What kills holiday sends is the mismatch between a personal subject line and an email that feels automated or salesy. If the subject says “Something I’m grateful for this year,” the email better open with something genuinely personal — not with a market stat chart and a CTA to schedule a buyer consultation.

The content calendar is the right place to plan holiday sends in advance so you’re not writing them under pressure the night before Thanksgiving. Block the send dates in October and build the content then — you’ll write better emails when you’re not rushing.

And if holiday sends feel like one more thing to manage on top of your regular newsletter, that consistency problem is worth solving before adding seasonal campaigns. A reliable monthly newsletter that shows up twelve times a year builds more relationship equity than a sporadic burst during the holidays.

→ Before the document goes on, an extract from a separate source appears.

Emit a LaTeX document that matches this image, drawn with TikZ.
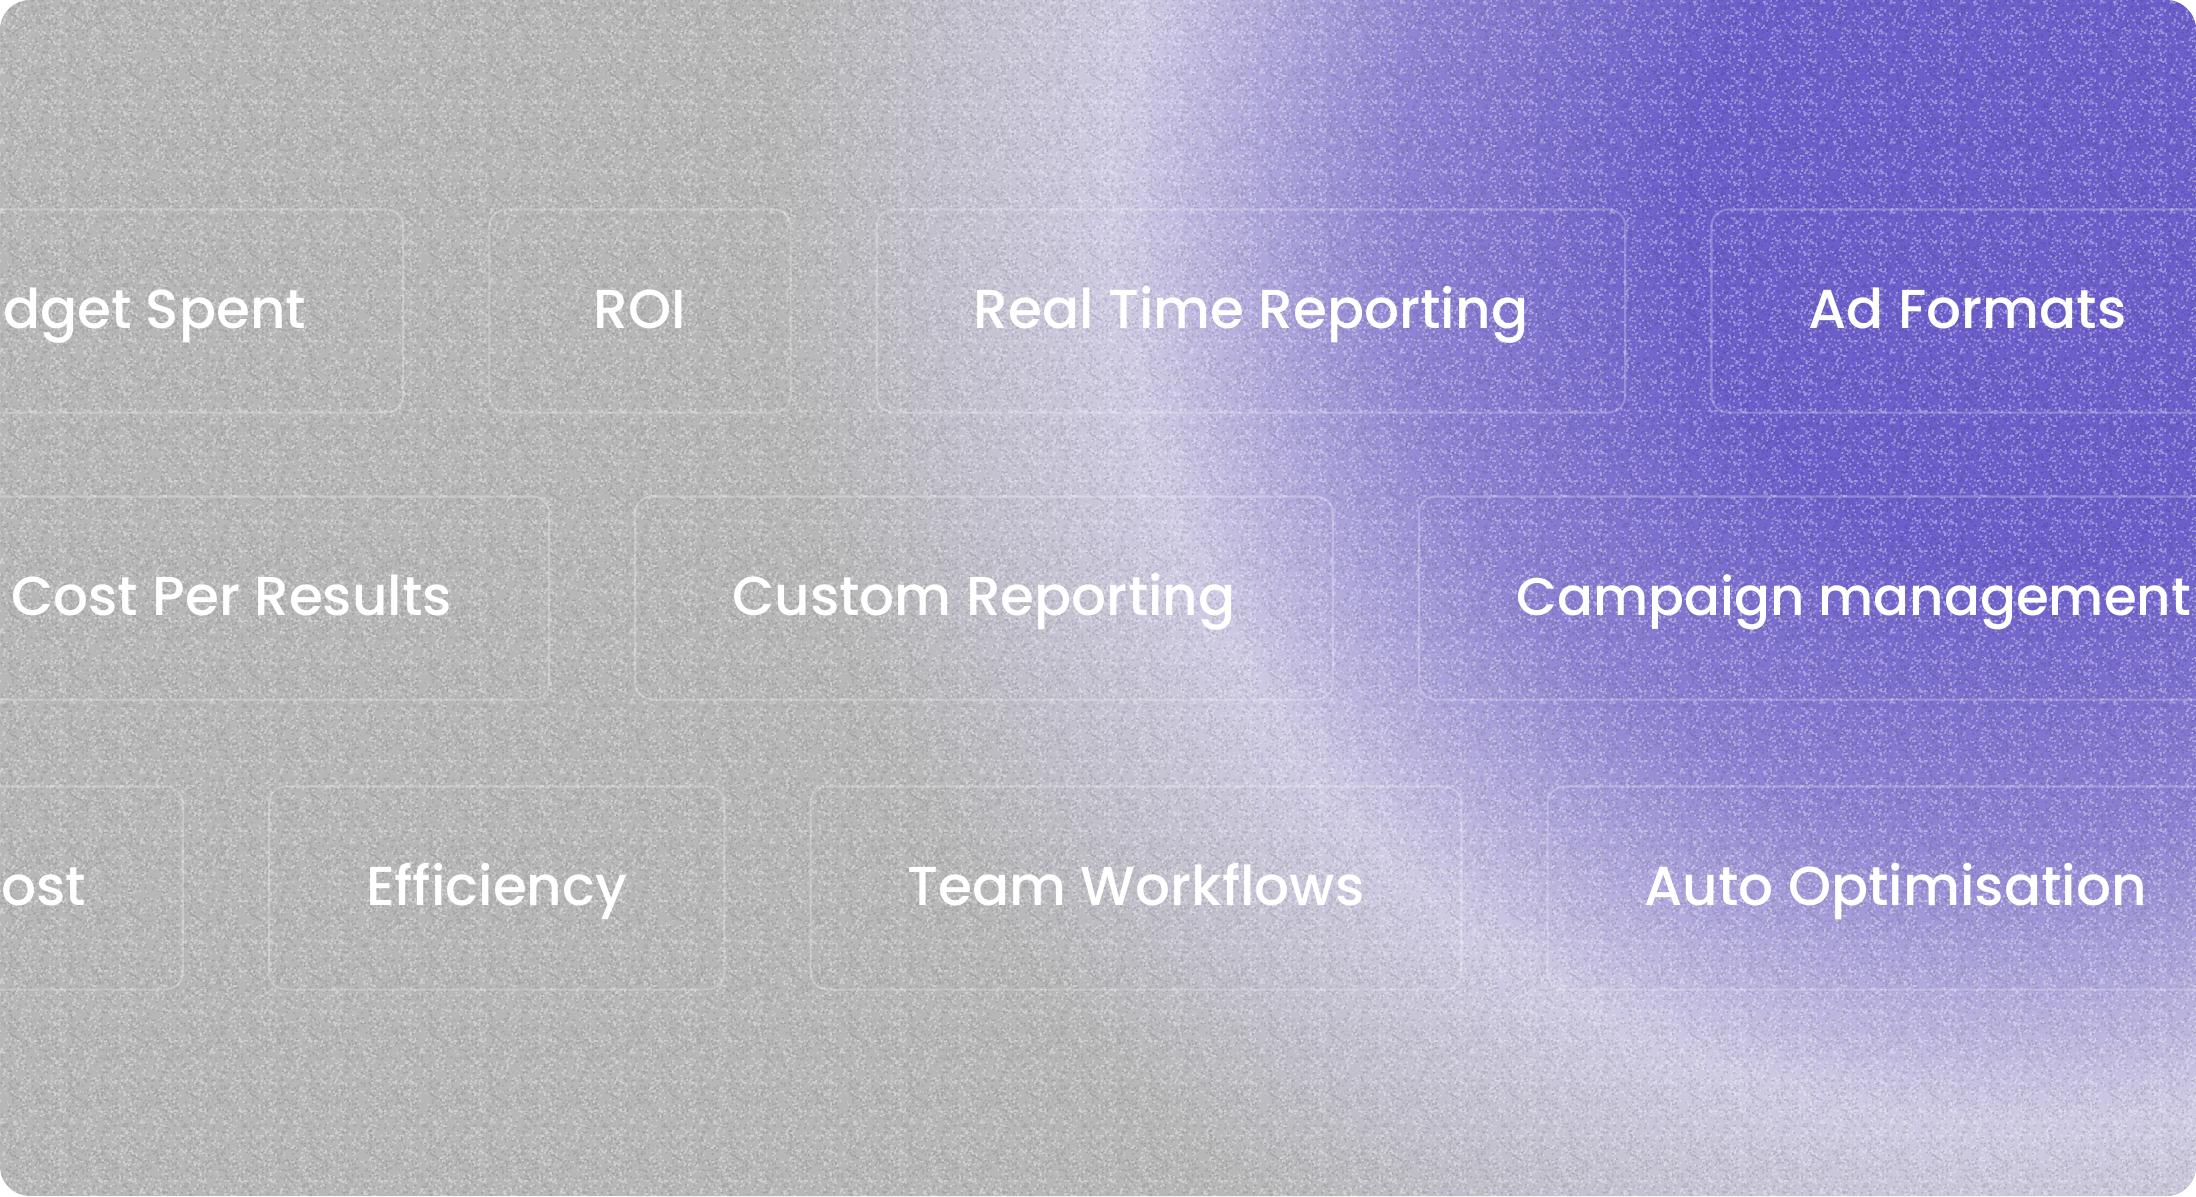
\documentclass[tikz,border=0pt]{standalone}
\usepackage{fontspec}
\usepackage{xcolor}
\usepackage{tikz}
\usetikzlibrary{positioning, patterns}

\newfontfamily\tagfont{Poppins Medium}

\definecolor{bggray}{HTML}{B7B7B7}
\definecolor{lavender}{HTML}{CFCBE4}
\definecolor{midpurple}{HTML}{8D82D3}
\definecolor{glow}{HTML}{6C5FCB}

\pgfdeclareradialshading{topglow}{\pgfpoint{0bp}{0bp}}{%
  color(0bp)=(glow); color(6.25bp)=(glow); color(11.25bp)=(midpurple);
  color(16.25bp)=(lavender); color(22.5bp)=(bggray); color(50bp)=(bggray)}

% Grain du fond
\pgfmathsetseed{4711}
\pgfdeclarepatternformonly{grain}{\pgfpointorigin}{\pgfpoint{20pt}{20pt}}{\pgfpoint{20pt}{20pt}}{%
  \foreach \i in {1,...,260}{%
    \pgfmathsetmacro{\gx}{19.5*rnd}%
    \pgfmathsetmacro{\gy}{19.5*rnd}%
    \pgfpathrectangle{\pgfpoint{\gx pt}{\gy pt}}{\pgfpoint{0.5pt}{0.5pt}}%
  }%
  \pgfusepath{fill}}
\pgfdeclarepatternformonly{grainb}{\pgfpointorigin}{\pgfpoint{17pt}{17pt}}{\pgfpoint{17pt}{17pt}}{%
  \foreach \i in {1,...,200}{%
    \pgfmathsetmacro{\gx}{16.5*rnd}%
    \pgfmathsetmacro{\gy}{16.5*rnd}%
    \pgfpathrectangle{\pgfpoint{\gx pt}{\gy pt}}{\pgfpoint{0.5pt}{0.5pt}}%
  }%
  \pgfusepath{fill}}

\tikzset{
  tag/.style={draw=white, draw opacity=0.26, line width=0.6pt,
    rounded corners=0.17cm, minimum height=2.03cm, inner xsep=0.97cm,
    text height=1em, text depth=0pt,
    text=white, font=\tagfont\fontsize{15.6}{18}\selectfont},
}

\begin{document}
\begin{tikzpicture}[x=0.01cm, y=-0.01cm, node distance=0.84cm]
    \useasboundingbox (0,0) rectangle (2196,1196);

    \begin{scope}
        \clip[rounded corners=0.3cm] (0,0) rectangle (2196,1196);

        % Fond dégradé
        \fill[bggray] (0,0) rectangle (2196,1196);
        \shade[shading=topglow] (630,-1190) rectangle (3430,1610);
        \fill[pattern=grain, pattern color=white, opacity=0.35] (0,0) rectangle (2196,1196);
        \fill[pattern=grainb, pattern color=black, opacity=0.10] (0,0) rectangle (2196,1196);

        % Première ligne
        \node[tag] (rtr) at (1251,311) {Real Time Reporting};
        \node[tag, left=of rtr, minimum width=3.01cm] (roi) {ROI};
        \node[tag, left=of roi] (budget) {Budget Spent};
        \node[tag, right=of rtr] (formats) {Ad Formats};

        % Deuxième ligne
        \node[tag] (custom) at (984,598) {Custom Reporting};
        \node[tag, left=of custom] (cpr) {Cost Per Results};
        \node[tag, right=of custom, font=\tagfont\fontsize{15.1}{18}\selectfont] (campaign) {Campaign management};

        % Troisième ligne
        \node[tag] (team) at (1136,888) {Team Workflows};
        \node[tag, left=of team] (effic) {Efficiency};
        \node[tag, left=of effic] (cost) {Cost};
        \node[tag, right=of team] (auto) {Auto Optimisation};
    \end{scope}

\end{tikzpicture}
\end{document}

For the subject-line fundamentals that carry across all seasons, see the main guide — the holiday bank above is a seasonal overlay, not a replacement.

Frequently Asked Questions

Should I send a real estate newsletter during the holidays?
Yes — the holiday period is one of the highest-read times for personal email. Your past clients are less busy with work and more likely to open. A warm, non-salesy send in November and December reinforces the relationship without asking for anything, which is exactly what a trusted advisor does.
Is it appropriate to mention real estate in a holiday email?
Briefly, yes. A sentence about the year-end market or a note about Q1 outlook is fine at the end of an otherwise warm email. What doesn't work is using the holiday as a thin wrapper for a market pitch. Lead with the relationship, not the business.
What if I don't celebrate certain holidays — should I still send those emails?
You can localize to what resonates with your market and your own identity. Many agents use more neutral end-of-year frames like 'year-end wrap-up' or 'as the year winds down' rather than specific holiday references. What matters is that the send feels genuine to you — forced holiday cheer reads as hollow.